Today saw Davie doing a recce of Haystacks and the surrounding area, prior to our camping trip and 'expedition'.

Weather was excellent although a cold front was blowing in from the east bringing snow. Fortunately I managed to see it in my rear view mirror as I left.



The views from Haystacks were fantastic and it's easy to see why it was Wainwright's favourite mountain. I've often seen it from the Pillar side of the valley but today was my first visit to that area.



The views back across the valley were outstanding too and it was nice to see Pillar from a different aspect. There were great view across to the Gables and Sca Fell Pike was peeping throught the gap between Kirk Fell and Great Gable.



It would have been easy to spend a few hours up there and it should be a great place to wild camp - we might need to be a bit clever with tent placement though.

No way could this be called a 'quality mountain day' in ML terms, but still a great day out.

Wednesday 16 April 2008

Ill Crag, Lake District. 15th April 2008


Decided on a bit of a leg stretch and headed over to the Lakes. Weather was glorious here in Yorkshire, but as is so often the case, once I got to Penrith.....

Weather was changeable on the way up to Esk Hause and I decided to have a quick recce down to Angle Tarn at the foot of Bow Fell to look at potential campsites for the future.


There was a lot of snow lying about on the northern slopes and a cold wind was blowing from the north threatening a blast of more snow.
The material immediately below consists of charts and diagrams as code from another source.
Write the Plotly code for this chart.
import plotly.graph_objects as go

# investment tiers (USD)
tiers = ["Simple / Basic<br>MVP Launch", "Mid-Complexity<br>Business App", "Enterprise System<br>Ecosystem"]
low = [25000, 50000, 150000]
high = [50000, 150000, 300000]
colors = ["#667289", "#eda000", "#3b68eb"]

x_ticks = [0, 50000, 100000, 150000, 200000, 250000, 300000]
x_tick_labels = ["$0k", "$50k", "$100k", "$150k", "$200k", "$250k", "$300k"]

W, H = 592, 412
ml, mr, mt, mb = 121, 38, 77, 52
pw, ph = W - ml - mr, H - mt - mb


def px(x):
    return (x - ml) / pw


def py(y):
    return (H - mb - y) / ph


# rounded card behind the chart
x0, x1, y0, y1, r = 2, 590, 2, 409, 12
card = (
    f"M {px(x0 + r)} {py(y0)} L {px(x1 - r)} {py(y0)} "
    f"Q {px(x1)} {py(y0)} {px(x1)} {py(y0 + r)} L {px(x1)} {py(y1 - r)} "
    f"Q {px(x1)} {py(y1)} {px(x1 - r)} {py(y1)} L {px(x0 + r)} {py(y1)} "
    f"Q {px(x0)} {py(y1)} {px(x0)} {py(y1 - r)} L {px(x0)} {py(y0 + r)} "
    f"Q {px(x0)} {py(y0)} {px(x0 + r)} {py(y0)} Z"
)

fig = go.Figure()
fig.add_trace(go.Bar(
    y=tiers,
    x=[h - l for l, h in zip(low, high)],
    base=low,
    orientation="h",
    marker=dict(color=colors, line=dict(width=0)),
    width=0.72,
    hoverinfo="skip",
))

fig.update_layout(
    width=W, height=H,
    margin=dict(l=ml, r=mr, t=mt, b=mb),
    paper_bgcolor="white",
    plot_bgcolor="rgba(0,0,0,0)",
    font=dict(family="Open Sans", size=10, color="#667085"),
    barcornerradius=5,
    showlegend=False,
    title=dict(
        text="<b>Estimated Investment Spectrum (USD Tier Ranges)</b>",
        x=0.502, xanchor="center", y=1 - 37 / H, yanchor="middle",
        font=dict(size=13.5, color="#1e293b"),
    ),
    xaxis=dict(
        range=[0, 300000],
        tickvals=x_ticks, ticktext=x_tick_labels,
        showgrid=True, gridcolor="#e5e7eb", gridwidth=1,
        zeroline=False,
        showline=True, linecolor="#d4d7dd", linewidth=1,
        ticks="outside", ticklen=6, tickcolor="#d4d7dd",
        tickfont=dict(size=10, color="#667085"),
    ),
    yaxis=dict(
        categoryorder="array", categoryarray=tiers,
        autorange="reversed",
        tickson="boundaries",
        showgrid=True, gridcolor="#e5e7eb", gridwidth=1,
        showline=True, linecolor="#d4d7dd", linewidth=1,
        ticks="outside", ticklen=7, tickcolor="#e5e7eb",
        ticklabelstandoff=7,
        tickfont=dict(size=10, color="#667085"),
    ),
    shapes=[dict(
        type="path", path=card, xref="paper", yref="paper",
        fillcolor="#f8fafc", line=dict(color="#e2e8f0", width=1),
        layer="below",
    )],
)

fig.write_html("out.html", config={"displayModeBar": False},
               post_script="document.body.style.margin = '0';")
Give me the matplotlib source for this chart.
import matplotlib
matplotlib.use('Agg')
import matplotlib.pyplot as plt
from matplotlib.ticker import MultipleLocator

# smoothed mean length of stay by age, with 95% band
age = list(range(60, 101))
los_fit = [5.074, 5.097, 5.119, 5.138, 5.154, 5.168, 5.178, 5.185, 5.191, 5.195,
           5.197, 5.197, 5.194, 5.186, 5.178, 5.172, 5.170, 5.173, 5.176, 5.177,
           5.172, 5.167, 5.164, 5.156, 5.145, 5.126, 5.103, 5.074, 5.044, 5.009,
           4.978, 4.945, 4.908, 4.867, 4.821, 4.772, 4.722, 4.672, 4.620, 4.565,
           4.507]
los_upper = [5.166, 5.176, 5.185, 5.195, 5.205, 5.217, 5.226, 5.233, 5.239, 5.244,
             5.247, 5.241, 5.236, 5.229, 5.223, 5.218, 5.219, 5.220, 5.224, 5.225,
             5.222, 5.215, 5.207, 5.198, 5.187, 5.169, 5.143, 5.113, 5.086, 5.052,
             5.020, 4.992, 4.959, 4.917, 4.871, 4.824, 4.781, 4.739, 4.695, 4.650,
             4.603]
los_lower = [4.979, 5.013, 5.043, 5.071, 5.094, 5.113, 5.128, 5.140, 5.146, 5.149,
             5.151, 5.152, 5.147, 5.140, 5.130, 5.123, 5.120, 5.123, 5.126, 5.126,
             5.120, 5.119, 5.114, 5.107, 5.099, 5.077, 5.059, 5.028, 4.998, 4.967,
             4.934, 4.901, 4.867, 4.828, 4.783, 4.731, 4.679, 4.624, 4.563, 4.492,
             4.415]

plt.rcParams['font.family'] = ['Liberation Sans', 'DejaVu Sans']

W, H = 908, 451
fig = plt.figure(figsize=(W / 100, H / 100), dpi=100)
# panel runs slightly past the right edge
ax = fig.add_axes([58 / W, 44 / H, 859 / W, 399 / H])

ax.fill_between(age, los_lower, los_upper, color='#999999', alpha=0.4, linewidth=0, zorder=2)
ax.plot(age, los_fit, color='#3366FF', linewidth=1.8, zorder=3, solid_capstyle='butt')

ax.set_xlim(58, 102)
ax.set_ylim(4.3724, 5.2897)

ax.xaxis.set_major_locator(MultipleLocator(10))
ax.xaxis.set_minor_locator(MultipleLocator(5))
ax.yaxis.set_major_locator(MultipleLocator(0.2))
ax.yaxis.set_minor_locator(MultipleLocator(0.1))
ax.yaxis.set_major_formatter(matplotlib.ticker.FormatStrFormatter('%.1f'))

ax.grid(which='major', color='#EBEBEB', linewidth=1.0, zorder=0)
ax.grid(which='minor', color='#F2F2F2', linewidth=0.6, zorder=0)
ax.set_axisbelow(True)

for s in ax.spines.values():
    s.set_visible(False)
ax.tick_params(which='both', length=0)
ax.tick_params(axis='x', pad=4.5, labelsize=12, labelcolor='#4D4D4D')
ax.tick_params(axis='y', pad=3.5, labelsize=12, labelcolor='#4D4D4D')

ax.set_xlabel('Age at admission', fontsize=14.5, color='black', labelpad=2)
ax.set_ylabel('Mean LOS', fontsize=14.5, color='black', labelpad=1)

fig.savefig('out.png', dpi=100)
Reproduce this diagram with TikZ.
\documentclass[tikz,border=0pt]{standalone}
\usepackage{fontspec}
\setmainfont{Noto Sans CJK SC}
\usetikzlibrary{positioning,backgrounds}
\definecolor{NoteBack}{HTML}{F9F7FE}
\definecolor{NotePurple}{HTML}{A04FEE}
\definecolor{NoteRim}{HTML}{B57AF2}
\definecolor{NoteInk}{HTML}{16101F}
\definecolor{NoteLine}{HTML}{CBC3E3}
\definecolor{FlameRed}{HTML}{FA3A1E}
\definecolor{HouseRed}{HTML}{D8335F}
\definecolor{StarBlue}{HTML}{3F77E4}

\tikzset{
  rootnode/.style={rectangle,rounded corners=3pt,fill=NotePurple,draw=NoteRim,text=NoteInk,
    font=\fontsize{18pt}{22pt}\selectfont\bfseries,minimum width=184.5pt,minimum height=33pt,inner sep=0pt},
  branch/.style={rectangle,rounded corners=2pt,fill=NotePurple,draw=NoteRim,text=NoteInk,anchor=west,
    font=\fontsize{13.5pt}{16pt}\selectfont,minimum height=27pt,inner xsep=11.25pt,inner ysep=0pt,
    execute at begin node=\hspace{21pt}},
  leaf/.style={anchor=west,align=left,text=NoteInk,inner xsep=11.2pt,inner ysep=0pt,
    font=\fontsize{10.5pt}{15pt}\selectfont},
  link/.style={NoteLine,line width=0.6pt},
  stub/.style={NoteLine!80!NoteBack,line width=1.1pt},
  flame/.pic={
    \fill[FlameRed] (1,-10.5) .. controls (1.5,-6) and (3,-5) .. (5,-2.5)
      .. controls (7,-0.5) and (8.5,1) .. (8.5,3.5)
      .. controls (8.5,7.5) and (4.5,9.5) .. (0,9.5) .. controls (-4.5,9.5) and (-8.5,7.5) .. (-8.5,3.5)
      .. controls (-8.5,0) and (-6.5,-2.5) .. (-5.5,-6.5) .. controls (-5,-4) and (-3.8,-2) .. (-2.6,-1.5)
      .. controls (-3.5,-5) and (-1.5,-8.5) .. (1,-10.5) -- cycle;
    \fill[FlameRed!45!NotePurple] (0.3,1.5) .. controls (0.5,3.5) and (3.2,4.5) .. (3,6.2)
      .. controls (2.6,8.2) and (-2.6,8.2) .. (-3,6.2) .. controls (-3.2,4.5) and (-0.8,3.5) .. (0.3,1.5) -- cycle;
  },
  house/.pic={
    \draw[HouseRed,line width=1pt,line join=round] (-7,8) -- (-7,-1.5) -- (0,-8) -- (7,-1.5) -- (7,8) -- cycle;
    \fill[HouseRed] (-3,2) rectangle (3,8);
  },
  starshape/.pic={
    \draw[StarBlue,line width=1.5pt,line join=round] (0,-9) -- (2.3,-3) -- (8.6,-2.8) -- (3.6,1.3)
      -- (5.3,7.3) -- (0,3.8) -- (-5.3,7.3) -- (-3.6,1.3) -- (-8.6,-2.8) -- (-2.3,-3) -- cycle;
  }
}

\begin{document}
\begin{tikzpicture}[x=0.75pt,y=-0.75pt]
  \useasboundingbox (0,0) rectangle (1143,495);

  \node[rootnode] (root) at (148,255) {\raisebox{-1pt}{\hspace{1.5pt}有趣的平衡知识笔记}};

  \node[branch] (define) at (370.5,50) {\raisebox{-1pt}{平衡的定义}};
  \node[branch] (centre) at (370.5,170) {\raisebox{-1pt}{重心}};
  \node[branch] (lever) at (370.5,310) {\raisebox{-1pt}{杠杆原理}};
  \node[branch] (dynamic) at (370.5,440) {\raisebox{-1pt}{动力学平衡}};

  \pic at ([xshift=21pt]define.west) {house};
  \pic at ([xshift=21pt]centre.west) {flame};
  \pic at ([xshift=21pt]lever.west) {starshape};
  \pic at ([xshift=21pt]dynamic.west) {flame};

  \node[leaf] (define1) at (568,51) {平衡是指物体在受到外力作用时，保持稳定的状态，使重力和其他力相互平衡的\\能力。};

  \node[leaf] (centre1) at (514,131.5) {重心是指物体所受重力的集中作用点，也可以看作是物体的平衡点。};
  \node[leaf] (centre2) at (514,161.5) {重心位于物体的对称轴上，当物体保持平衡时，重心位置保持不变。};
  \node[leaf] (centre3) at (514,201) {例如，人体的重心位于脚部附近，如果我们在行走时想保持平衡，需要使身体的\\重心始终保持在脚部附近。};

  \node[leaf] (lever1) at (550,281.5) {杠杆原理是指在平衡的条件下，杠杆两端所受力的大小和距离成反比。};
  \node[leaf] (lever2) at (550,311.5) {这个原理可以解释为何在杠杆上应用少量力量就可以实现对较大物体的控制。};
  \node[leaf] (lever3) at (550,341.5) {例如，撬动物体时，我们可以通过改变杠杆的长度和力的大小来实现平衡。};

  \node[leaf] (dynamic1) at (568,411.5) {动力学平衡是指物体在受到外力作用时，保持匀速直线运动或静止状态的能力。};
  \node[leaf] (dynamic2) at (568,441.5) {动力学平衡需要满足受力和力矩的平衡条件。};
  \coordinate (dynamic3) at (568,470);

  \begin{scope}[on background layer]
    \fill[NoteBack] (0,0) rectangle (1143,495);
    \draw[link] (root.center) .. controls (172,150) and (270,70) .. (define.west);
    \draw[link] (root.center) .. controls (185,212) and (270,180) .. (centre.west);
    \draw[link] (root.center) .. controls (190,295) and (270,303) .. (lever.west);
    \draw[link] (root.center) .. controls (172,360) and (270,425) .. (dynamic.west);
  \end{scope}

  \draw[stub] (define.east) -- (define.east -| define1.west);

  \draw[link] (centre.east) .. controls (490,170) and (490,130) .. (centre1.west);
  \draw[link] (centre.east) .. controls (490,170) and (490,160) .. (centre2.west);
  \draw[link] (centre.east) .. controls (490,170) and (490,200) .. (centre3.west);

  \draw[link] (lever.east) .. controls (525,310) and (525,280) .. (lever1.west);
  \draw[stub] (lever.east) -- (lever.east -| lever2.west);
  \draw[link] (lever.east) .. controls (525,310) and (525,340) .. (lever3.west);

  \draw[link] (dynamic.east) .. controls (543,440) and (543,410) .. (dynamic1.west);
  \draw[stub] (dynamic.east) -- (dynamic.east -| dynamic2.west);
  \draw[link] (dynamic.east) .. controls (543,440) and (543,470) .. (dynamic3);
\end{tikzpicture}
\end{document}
Not a day for hanging about.

Retraced my steps back to Esk Hause and followed on up to the base of Great End before carrying onto to Ill Crag, north east from Sca Fell Pike and listed in Wainwrights tops.

In all the times I've been up Sca Fell Pike I've never taken the detour to take in the views from Ill Crag. Looking over the edge at the shear drops, I know why.

The weather was closing in on Sca Fell Pike and after a photo session I beat a hasty retreat across the snowy plateau in search of some poor sucker to take a picture.


In the meantime, someone was doing it in style on top of Great End, landing a helicopter to take their snaps... bloody snobs!



Confirmed the scramble route up to Sca Fell Pike that I've mentioned before and it looks great - one for the summer perhaps.

Going to try and get back over tomorrow and have a crack at the Fairfield Horseshoe in the Helvellyn area.

Post to follow.

Monday 7 April 2008

ML Training, Cairngorms. 31st March - 5th April 2008

Well, a great week was had by all.

There were times where the weather was more like a winter ML, but in all fairness it would be in conditions like these that the tools and techniques would have to be used so it was great experience.

Course agenda went like this:

Day 1 Hill day: personal navigation skills, timing, pacing, group skills, navigation, environmental issues. Weather talk. Ropework session, knots etc.







Day 2 Mountain day - group management, route choice, safeguarding group on awkward terrain. River crossings. Environmental issues. Party leadership issues.



Day 3 Security on steep ground, deployment of rope in emergency situations. Emergency procedures, mountain rescue. Pack for expedition.

Day 4 Depart for expedition, looking at navigation, group management, party leadership, environmental issues. Night navigation exercise. Camping.

Day 5 Return from expedition. Session on consolidation period between training and assessment.

Day 6 Mountain day, reviewing technical steep ground procedures. Group debrief, individual debriefs.






... and highlights? The night navigation exercise, with Ginger beasting us over the peat hags until the 'wee small hours' of the morning. and the severe ground days, especially Saturday, with Pete making the sessions very lifelike.


Many thanks to Pete Hill for a very professional and informed approach and a huge thanks to 'Ginger' Lee for his friendship, support and inspiration over the week.




Assessment already booked for September... so the training begins in earnest!